Quote, verbatim, all material below, without pictures.

····················

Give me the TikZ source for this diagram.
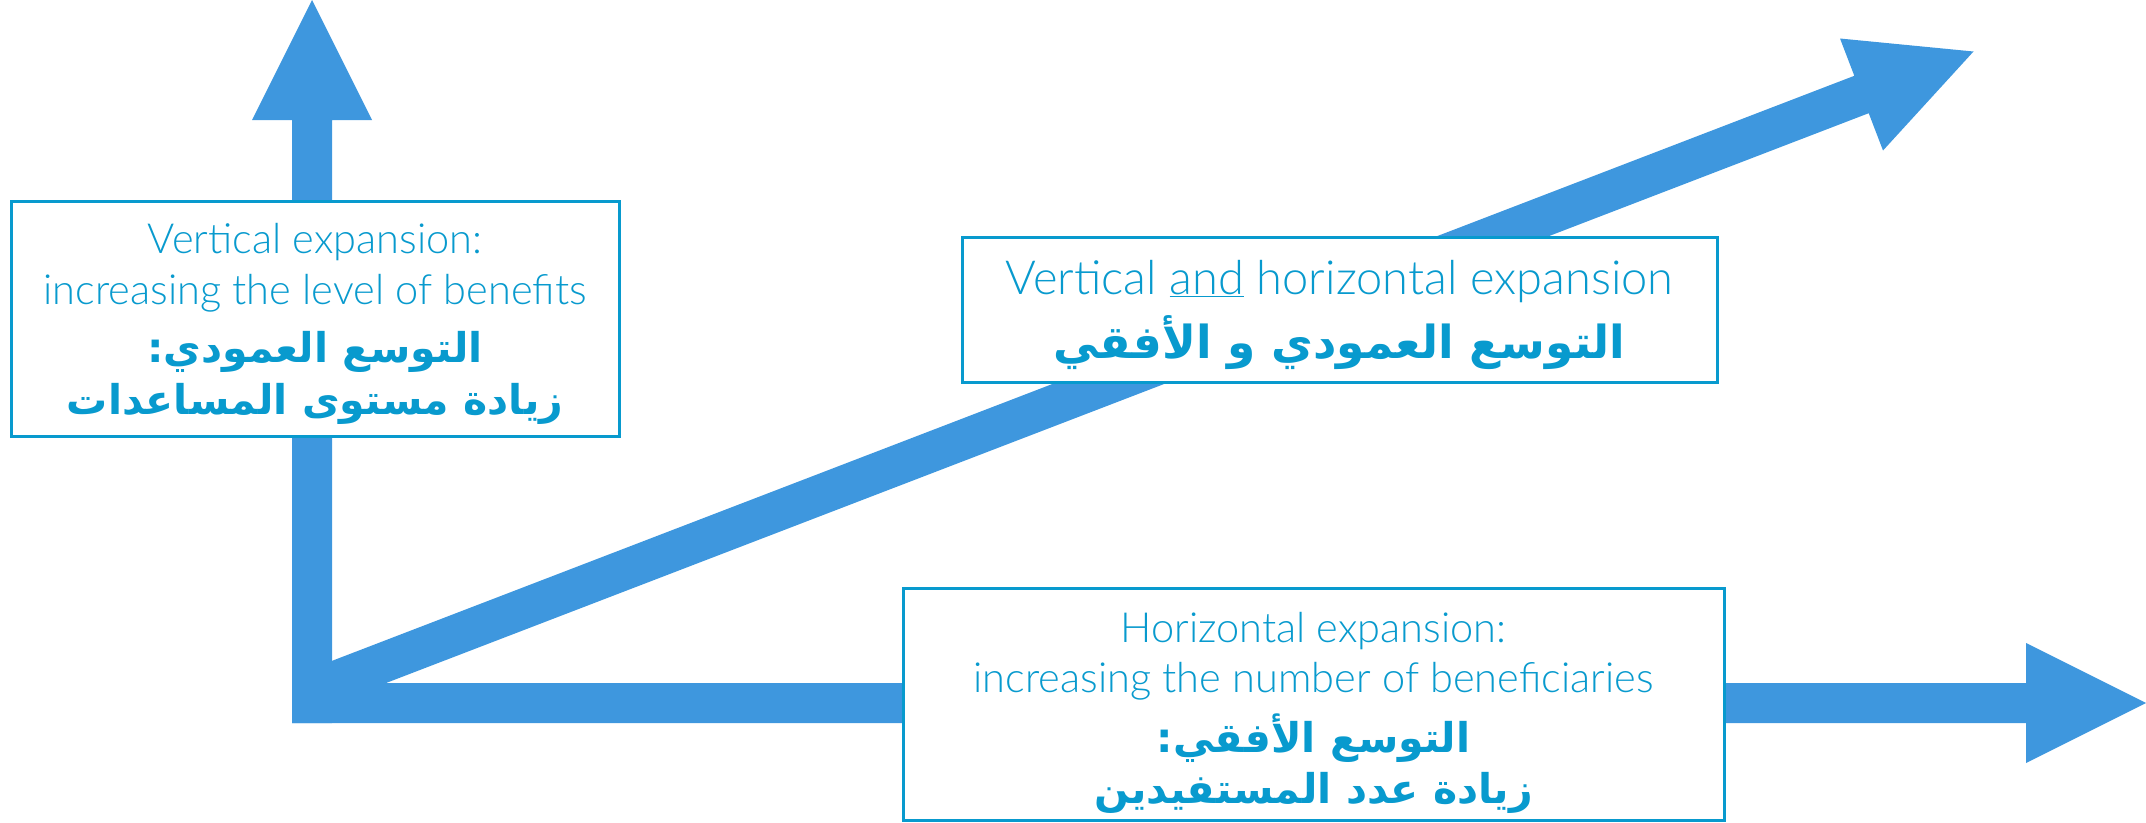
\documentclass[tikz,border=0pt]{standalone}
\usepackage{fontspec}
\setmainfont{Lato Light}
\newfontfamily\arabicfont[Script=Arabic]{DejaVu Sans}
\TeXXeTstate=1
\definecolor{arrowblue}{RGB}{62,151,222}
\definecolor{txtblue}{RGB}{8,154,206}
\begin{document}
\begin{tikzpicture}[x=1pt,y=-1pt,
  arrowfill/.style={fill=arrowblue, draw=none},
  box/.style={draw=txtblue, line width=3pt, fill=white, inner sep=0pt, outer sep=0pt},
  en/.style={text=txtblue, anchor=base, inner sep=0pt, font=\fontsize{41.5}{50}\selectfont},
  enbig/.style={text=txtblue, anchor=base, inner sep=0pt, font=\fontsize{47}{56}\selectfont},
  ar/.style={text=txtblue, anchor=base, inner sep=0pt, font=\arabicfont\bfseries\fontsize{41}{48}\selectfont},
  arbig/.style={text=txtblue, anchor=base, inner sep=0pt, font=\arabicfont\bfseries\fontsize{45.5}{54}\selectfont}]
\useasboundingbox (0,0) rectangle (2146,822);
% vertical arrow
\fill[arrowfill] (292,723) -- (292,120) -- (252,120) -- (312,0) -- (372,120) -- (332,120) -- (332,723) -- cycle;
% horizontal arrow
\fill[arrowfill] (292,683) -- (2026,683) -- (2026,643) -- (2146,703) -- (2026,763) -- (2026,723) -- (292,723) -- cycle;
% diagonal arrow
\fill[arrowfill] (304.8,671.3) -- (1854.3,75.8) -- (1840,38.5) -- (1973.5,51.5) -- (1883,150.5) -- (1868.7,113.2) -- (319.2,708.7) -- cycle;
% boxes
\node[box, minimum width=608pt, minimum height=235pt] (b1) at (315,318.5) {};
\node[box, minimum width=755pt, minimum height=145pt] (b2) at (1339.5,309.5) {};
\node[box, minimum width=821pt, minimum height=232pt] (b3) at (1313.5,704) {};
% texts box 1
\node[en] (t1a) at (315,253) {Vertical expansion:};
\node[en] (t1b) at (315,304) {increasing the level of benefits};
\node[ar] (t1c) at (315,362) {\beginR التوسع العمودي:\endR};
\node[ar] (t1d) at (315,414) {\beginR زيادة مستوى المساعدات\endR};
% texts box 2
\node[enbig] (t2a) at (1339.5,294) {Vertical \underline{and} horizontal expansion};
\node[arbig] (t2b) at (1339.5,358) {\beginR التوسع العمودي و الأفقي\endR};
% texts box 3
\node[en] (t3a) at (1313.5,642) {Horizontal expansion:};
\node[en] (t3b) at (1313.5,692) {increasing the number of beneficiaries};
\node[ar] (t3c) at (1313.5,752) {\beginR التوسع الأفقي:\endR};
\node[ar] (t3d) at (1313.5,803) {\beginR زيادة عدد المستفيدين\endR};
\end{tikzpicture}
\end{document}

····················

The solution:
Give me the TikZ source for this diagram.
\documentclass[tikz,border=0pt]{standalone}
\usepackage{fontspec}
\setmainfont{Lato Light}
\newfontfamily\arabicfont[Script=Arabic]{DejaVu Sans}
\TeXXeTstate=1
\definecolor{arrowblue}{RGB}{62,151,222}
\definecolor{txtblue}{RGB}{8,154,206}
\begin{document}
\begin{tikzpicture}[x=1pt,y=-1pt,
  arrowfill/.style={fill=arrowblue, draw=none},
  box/.style={draw=txtblue, line width=3pt, fill=white, inner sep=0pt, outer sep=0pt},
  en/.style={text=txtblue, anchor=base, inner sep=0pt, font=\fontsize{41.5}{50}\selectfont},
  enbig/.style={text=txtblue, anchor=base, inner sep=0pt, font=\fontsize{47}{56}\selectfont},
  ar/.style={text=txtblue, anchor=base, inner sep=0pt, font=\arabicfont\bfseries\fontsize{41}{48}\selectfont},
  arbig/.style={text=txtblue, anchor=base, inner sep=0pt, font=\arabicfont\bfseries\fontsize{45.5}{54}\selectfont}]
\useasboundingbox (0,0) rectangle (2146,822);
% vertical arrow
\fill[arrowfill] (292,723) -- (292,120) -- (252,120) -- (312,0) -- (372,120) -- (332,120) -- (332,723) -- cycle;
% horizontal arrow
\fill[arrowfill] (292,683) -- (2026,683) -- (2026,643) -- (2146,703) -- (2026,763) -- (2026,723) -- (292,723) -- cycle;
% diagonal arrow
\fill[arrowfill] (304.8,671.3) -- (1854.3,75.8) -- (1840,38.5) -- (1973.5,51.5) -- (1883,150.5) -- (1868.7,113.2) -- (319.2,708.7) -- cycle;
% boxes
\node[box, minimum width=608pt, minimum height=235pt] (b1) at (315,318.5) {};
\node[box, minimum width=755pt, minimum height=145pt] (b2) at (1339.5,309.5) {};
\node[box, minimum width=821pt, minimum height=232pt] (b3) at (1313.5,704) {};
% texts box 1
\node[en] (t1a) at (315,253) {Vertical expansion:};
\node[en] (t1b) at (315,304) {increasing the level of benefits};
\node[ar] (t1c) at (315,362) {\beginR التوسع العمودي:\endR};
\node[ar] (t1d) at (315,414) {\beginR زيادة مستوى المساعدات\endR};
% texts box 2
\node[enbig] (t2a) at (1339.5,294) {Vertical \underline{and} horizontal expansion};
\node[arbig] (t2b) at (1339.5,358) {\beginR التوسع العمودي و الأفقي\endR};
% texts box 3
\node[en] (t3a) at (1313.5,642) {Horizontal expansion:};
\node[en] (t3b) at (1313.5,692) {increasing the number of beneficiaries};
\node[ar] (t3c) at (1313.5,752) {\beginR التوسع الأفقي:\endR};
\node[ar] (t3d) at (1313.5,803) {\beginR زيادة عدد المستفيدين\endR};
\end{tikzpicture}
\end{document}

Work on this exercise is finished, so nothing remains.